Wednesday, July 21, 2010
The battle rages on in Massachusetts to reform what many critics characterize as an antiquated and often inequitable set of principles governing alimony:
Steve Niro got married in 1981 at age 23 and divorced less than five years later. At the time of the divorce, he and his wife were in their late 20s, and both were working. Niro remarried nearly 15 years ago, but he’s still paying his alimony.
Two years ago, Niro’s youngest son graduated from college, ending child support payments and leaving his former wife with alimony of $65 a week. “The next thing I know, I get summonsed to court for alimony adjustment,’’ he says. A probate court judge increased the alimony to $700 a week even though the couple had divorced nearly a quarter of a century ago — five times longer than they were married.
“I paid child support. I paid college. I was never late. I fulfilled my obligations,’’ says Niro, 52, a Milford native who works for an environmental engineering firm in Portland, Maine. “I just have to hope that legislators in Massachusetts have enough sense to pass a law that puts guidelines on alimony because the courts don’t exercise any common sense or logic.’’
Niro and other men — and women — like him say the state’s alimony law is archaic, reflecting an era when women kept house and men provided. Today, with women making up nearly half the workforce, they say alimony should be a temporary boost, not a lifetime subsidy.

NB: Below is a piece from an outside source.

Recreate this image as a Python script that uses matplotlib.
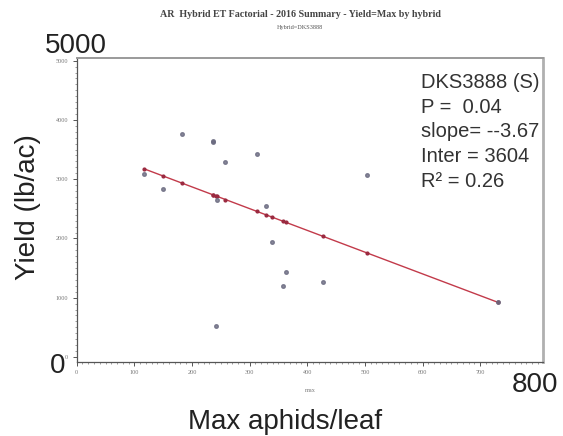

Critics charge that the Legislature has avoided the issue for years in part because drawn-out divorce litigation is lucrative for lawmakers, many of whom are lawyers. Now these critics are working to change the law, a vague statute that gives judges wide discretion over alimony awards. Two bills have been introduced, and a legislative task force is working on a third version.

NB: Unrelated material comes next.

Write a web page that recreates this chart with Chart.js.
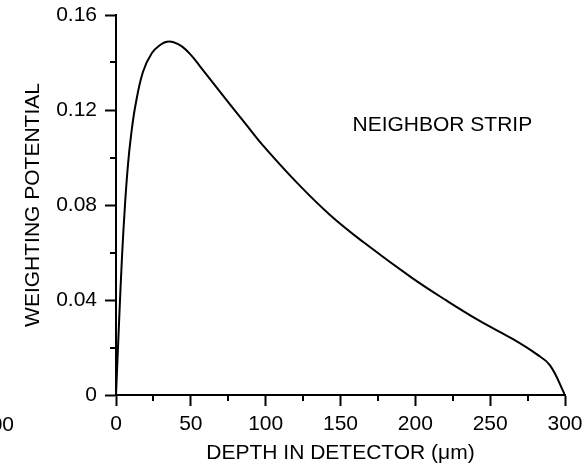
<!DOCTYPE html>
<html>
<head>
<meta charset="utf-8">
<script src="https://cdn.jsdelivr.net/npm/chart.js@4"></script>
<style>
  html, body { margin: 0; padding: 0; background: #fff; }
  canvas { display: block; }
</style>
</head>
<body>
<canvas id="myChart" width="584" height="467"></canvas>
<script>
// depth (um) and weighting potential
var depth = [0, 2, 4, 6, 8, 10, 13, 18, 24, 30, 34, 38, 44, 50, 56, 66, 76, 87, 98, 121, 143, 165, 198, 221, 243, 265, 281, 290, 300];
var potential = [0, 0.030, 0.058, 0.080, 0.097, 0.109, 0.122, 0.136, 0.1440, 0.1476, 0.1487, 0.1486, 0.1468, 0.1432, 0.1385, 0.1305, 0.1225, 0.1138, 0.1052, 0.0893, 0.0758, 0.0645, 0.0492, 0.0397, 0.0312, 0.0236, 0.0172, 0.0125, 0];

var xMinorTicks = [25, 75, 125, 175, 225, 275];
var yMinorTicks = [0.02, 0.06, 0.10, 0.14];

var xTitle = "DEPTH IN DETECTOR (\u03bcm)";
var yTitle = "WEIGHTING POTENTIAL";
var noteText = "NEIGHBOR STRIP";
var notePos = { x: 158, y: 0.1137 };

var font = "Liberation Sans, Arial, sans-serif";

var points = depth.map(function(d, i) { return { x: d, y: potential[i] }; });

// draws the minor ticks, the y title, the note and the clipped neighbour label
var extras = {
	id: "extras",
	afterDraw: function(chart) {
		var c = chart.ctx;
		var xs = chart.scales.x, ys = chart.scales.y;
		var area = chart.chartArea;
		c.save();
		c.strokeStyle = "#000";
		c.lineWidth = 2;
		c.beginPath();
		xMinorTicks.forEach(function(v) {
			var px = Math.round(xs.getPixelForValue(v));
			c.moveTo(px, area.bottom);
			c.lineTo(px, area.bottom + 6);
		});
		yMinorTicks.forEach(function(v) {
			var py = Math.round(ys.getPixelForValue(v));
			c.moveTo(area.left, py);
			c.lineTo(area.left - 6, py);
		});
		c.stroke();

		c.fillStyle = "#000";
		c.font = "21px " + font;
		c.textBaseline = "middle";

		c.textAlign = "left";
		c.fillText(noteText, xs.getPixelForValue(notePos.x), ys.getPixelForValue(notePos.y));

		c.textAlign = "right";
		c.fillText("300", 14, 425);

		c.translate(33, (area.top + area.bottom) / 2);
		c.rotate(-Math.PI / 2);
		c.textAlign = "center";
		c.fillText(yTitle, 0, 0);
		c.restore();
	}
};

var ctx = document.getElementById("myChart").getContext("2d");
var chart = new Chart(ctx, {
	type: "scatter",
	data: {
		datasets: [{
			data: points,
			showLine: true,
			borderColor: "#000",
			borderWidth: 2,
			pointRadius: 0,
			tension: 0.4,
			fill: false
		}]
	},
	options: {
		responsive: false,
		animation: false,
		layout: { padding: { left: 0, right: 19, top: 15, bottom: 0 } },
		plugins: {
			legend: { display: false },
			tooltip: { enabled: false }
		},
		scales: {
			x: {
				type: "linear",
				min: 0,
				max: 300,
				afterFit: function(scale) {
					scale.height = 72;
					scale.paddingLeft = 0;
					scale.paddingRight = 0;
				},
				border: { display: true, color: "#000", width: 2 },
				grid: { drawOnChartArea: false, drawTicks: true, tickLength: 11, tickWidth: 2, tickColor: "#000" },
				ticks: {
					stepSize: 50,
					padding: 6,
					color: "#000",
					maxRotation: 0,
					font: { family: font, size: 21 }
				},
				title: {
					display: true,
					text: xTitle,
					color: "#000",
					padding: { top: 0, bottom: 1 },
					font: { family: font, size: 21 }
				}
			},
			y: {
				type: "linear",
				min: 0,
				max: 0.16,
				afterFit: function(scale) {
					scale.width = 116;
					scale.paddingTop = 0;
					scale.paddingBottom = 0;
				},
				border: { display: true, color: "#000", width: 2 },
				grid: { drawOnChartArea: false, drawTicks: true, tickLength: 11, tickWidth: 2, tickColor: "#000" },
				ticks: {
					stepSize: 0.04,
					padding: 8,
					color: "#000",
					font: { family: font, size: 21 },
					callback: function(v) { return v === 0 ? "0" : v.toFixed(2); }
				}
			}
		}
	},
	plugins: [extras]
});
</script>
</body>
</html>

The current law sets no formulas or guidelines, saying only that the length of the marriage, assets, occupation, and employment aspects will be considered in setting alimony. Massachusetts probate judges have relied largely on case law and generally consider any marriage of more than 20 years a long-term marriage that merits lifetime alimony, or payments until the recipient remarries. But often marriages of much shorter duration — such as Niro’s — also result in lifetime payments.Last fall, a crowd of frustrated alimony payers testified at a State House hearing on a bill that would amend the law.
Introduced by Steven Walsh, Democrat of Lynn, the bill attracted 72 cosponsors. It would limit alimony payments to half the length of the marriage, with a cap of 12 years and automatic termination when the payer turns 65. It would protect second spouses’ income from contributing to the alimony award for first spouses. The court would have to consider “the marketable skills’’ and “willingness and diligence’’ of the recipient to seek work. In addition, if the recipient is cohabiting with a partner, alimony would be decreased substantially.
But that bill has been shelved, and critics of the existing law say the large number of lawyer legislators, many of whom practice family law, is the reason. They argue that the current law encourages endless expensive litigation.